- _Given instruction_: The copy must start at the line that contains "Write a Python" and finish at the line that contains "L, T = 163, 32", reproducing each line exactly. Any picture in that span is omitted.

- _The input_:
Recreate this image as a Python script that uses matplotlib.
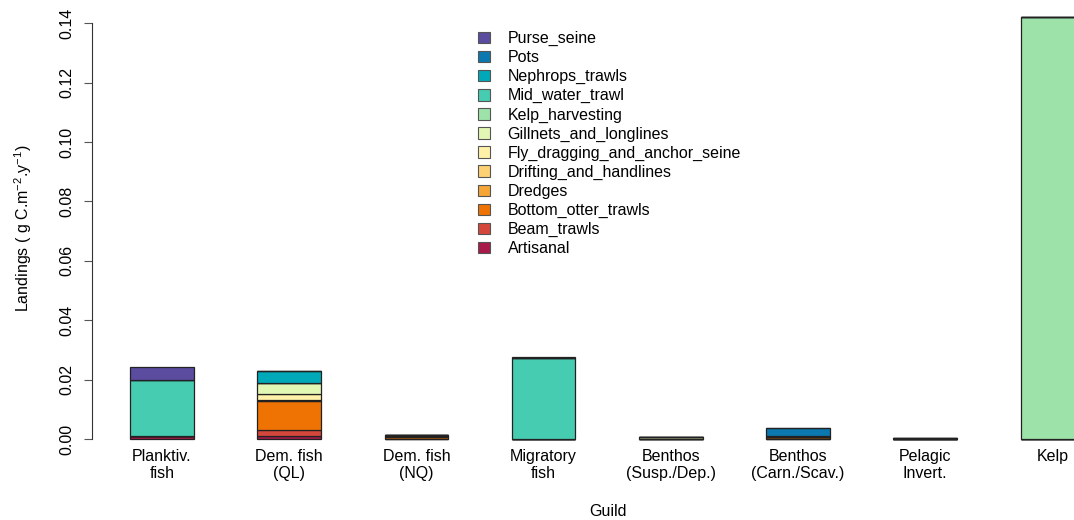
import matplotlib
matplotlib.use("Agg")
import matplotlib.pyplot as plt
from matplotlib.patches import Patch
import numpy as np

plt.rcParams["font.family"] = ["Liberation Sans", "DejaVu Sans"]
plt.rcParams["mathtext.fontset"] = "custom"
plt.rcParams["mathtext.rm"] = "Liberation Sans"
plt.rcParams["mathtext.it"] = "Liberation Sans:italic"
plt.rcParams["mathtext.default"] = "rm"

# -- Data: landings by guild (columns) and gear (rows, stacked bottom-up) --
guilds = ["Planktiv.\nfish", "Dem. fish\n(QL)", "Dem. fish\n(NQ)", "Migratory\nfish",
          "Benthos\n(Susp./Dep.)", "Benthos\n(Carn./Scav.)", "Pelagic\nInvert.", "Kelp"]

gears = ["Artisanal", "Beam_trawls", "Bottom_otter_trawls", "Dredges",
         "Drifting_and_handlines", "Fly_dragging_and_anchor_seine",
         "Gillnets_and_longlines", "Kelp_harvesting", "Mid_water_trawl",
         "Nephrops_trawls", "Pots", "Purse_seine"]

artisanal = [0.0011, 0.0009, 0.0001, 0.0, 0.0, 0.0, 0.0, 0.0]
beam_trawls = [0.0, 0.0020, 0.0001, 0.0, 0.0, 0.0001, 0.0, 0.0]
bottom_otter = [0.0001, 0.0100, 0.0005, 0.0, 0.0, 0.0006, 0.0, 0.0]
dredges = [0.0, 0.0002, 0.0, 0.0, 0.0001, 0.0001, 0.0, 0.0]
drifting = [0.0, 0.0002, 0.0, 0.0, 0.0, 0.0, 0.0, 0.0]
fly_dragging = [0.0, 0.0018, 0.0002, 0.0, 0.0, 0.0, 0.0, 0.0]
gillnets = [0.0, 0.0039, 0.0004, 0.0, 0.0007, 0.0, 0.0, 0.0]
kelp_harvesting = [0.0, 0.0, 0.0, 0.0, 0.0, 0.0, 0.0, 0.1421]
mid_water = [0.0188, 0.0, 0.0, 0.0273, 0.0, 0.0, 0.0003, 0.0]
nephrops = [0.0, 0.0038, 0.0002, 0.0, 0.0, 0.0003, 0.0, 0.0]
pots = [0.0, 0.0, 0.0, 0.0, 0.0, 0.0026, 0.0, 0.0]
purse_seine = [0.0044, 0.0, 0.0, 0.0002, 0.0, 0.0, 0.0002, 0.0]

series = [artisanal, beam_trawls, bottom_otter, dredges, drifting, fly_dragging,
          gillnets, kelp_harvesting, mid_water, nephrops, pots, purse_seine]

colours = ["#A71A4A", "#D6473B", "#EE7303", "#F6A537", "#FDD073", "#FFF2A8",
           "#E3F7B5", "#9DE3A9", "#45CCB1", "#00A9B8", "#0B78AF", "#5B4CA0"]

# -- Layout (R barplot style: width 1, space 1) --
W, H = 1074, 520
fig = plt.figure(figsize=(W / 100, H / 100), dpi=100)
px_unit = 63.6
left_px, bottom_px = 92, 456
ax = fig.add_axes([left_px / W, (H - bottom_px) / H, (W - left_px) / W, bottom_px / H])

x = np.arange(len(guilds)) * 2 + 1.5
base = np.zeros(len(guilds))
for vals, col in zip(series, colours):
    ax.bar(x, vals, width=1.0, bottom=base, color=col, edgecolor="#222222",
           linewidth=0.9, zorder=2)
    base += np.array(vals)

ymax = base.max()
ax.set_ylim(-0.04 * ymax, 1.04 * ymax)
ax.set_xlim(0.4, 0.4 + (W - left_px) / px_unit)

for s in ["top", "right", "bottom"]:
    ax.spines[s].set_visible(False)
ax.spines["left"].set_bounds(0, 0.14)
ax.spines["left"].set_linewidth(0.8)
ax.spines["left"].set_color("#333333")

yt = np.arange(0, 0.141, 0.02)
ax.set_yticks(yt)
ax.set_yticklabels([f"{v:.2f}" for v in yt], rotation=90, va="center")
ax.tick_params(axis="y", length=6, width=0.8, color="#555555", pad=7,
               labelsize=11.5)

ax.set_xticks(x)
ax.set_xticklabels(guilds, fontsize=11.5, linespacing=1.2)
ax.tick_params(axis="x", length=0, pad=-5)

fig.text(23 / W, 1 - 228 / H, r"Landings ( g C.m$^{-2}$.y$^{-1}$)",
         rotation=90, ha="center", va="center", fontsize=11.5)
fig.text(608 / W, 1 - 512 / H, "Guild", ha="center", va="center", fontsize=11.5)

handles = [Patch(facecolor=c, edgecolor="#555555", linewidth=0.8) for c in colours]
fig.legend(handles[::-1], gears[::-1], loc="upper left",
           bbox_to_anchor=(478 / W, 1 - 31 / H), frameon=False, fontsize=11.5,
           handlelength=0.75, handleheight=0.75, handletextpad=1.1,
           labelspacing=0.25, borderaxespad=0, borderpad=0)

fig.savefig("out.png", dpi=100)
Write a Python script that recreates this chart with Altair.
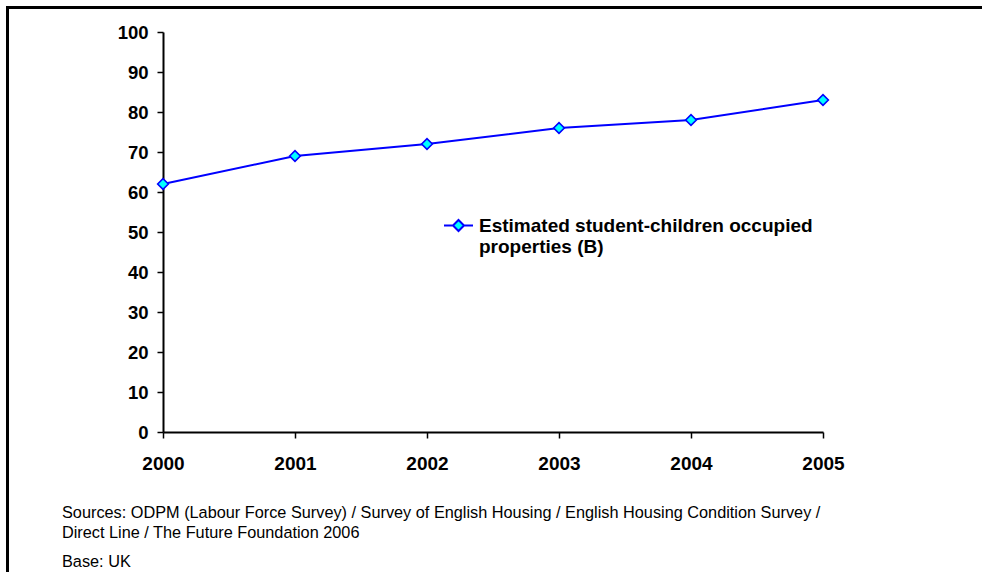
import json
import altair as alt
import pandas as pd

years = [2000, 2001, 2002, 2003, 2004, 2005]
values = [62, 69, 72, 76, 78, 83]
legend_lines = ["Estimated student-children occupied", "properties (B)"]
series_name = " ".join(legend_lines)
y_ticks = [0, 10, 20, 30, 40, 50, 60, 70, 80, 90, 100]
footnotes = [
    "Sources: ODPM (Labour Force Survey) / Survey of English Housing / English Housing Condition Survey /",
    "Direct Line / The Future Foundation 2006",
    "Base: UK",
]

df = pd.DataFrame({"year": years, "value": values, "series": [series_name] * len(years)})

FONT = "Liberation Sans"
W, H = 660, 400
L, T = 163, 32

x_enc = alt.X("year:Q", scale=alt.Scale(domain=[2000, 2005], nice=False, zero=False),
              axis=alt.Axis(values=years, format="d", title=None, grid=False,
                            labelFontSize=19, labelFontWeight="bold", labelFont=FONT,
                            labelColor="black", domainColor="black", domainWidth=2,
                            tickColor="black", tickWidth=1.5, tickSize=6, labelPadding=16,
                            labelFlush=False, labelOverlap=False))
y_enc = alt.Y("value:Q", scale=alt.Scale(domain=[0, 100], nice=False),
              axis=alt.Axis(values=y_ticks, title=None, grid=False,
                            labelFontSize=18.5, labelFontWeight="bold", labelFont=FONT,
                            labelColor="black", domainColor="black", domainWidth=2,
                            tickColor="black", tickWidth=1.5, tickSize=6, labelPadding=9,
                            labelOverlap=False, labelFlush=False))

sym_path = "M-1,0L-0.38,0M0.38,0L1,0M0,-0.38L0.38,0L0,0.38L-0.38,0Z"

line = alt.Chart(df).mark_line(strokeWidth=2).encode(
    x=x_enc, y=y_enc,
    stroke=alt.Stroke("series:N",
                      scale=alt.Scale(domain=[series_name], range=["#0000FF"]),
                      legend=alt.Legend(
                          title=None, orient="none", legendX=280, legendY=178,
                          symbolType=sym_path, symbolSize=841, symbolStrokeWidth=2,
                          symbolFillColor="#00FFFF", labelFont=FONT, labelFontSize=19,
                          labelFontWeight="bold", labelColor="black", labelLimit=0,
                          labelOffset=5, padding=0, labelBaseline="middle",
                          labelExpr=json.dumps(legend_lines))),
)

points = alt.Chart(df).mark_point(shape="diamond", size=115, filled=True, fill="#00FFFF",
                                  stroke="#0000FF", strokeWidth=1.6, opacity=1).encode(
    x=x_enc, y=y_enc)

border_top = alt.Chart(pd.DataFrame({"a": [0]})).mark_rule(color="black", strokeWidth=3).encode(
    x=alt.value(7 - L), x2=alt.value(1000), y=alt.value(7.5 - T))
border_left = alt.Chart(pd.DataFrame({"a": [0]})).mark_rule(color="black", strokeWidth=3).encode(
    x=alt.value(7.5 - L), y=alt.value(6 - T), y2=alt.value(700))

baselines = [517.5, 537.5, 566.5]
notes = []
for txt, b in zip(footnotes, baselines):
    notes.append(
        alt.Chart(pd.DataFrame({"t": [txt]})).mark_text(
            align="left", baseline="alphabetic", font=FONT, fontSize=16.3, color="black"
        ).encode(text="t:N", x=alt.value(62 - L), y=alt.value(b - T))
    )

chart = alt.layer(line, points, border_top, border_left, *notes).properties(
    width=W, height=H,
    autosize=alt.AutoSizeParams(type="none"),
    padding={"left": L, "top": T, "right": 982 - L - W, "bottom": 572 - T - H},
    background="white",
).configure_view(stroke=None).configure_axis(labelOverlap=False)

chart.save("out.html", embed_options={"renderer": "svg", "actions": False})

- _Result_:
Write a Python script that recreates this chart with Altair.
import json
import altair as alt
import pandas as pd

years = [2000, 2001, 2002, 2003, 2004, 2005]
values = [62, 69, 72, 76, 78, 83]
legend_lines = ["Estimated student-children occupied", "properties (B)"]
series_name = " ".join(legend_lines)
y_ticks = [0, 10, 20, 30, 40, 50, 60, 70, 80, 90, 100]
footnotes = [
    "Sources: ODPM (Labour Force Survey) / Survey of English Housing / English Housing Condition Survey /",
    "Direct Line / The Future Foundation 2006",
    "Base: UK",
]

df = pd.DataFrame({"year": years, "value": values, "series": [series_name] * len(years)})

FONT = "Liberation Sans"
W, H = 660, 400
L, T = 163, 32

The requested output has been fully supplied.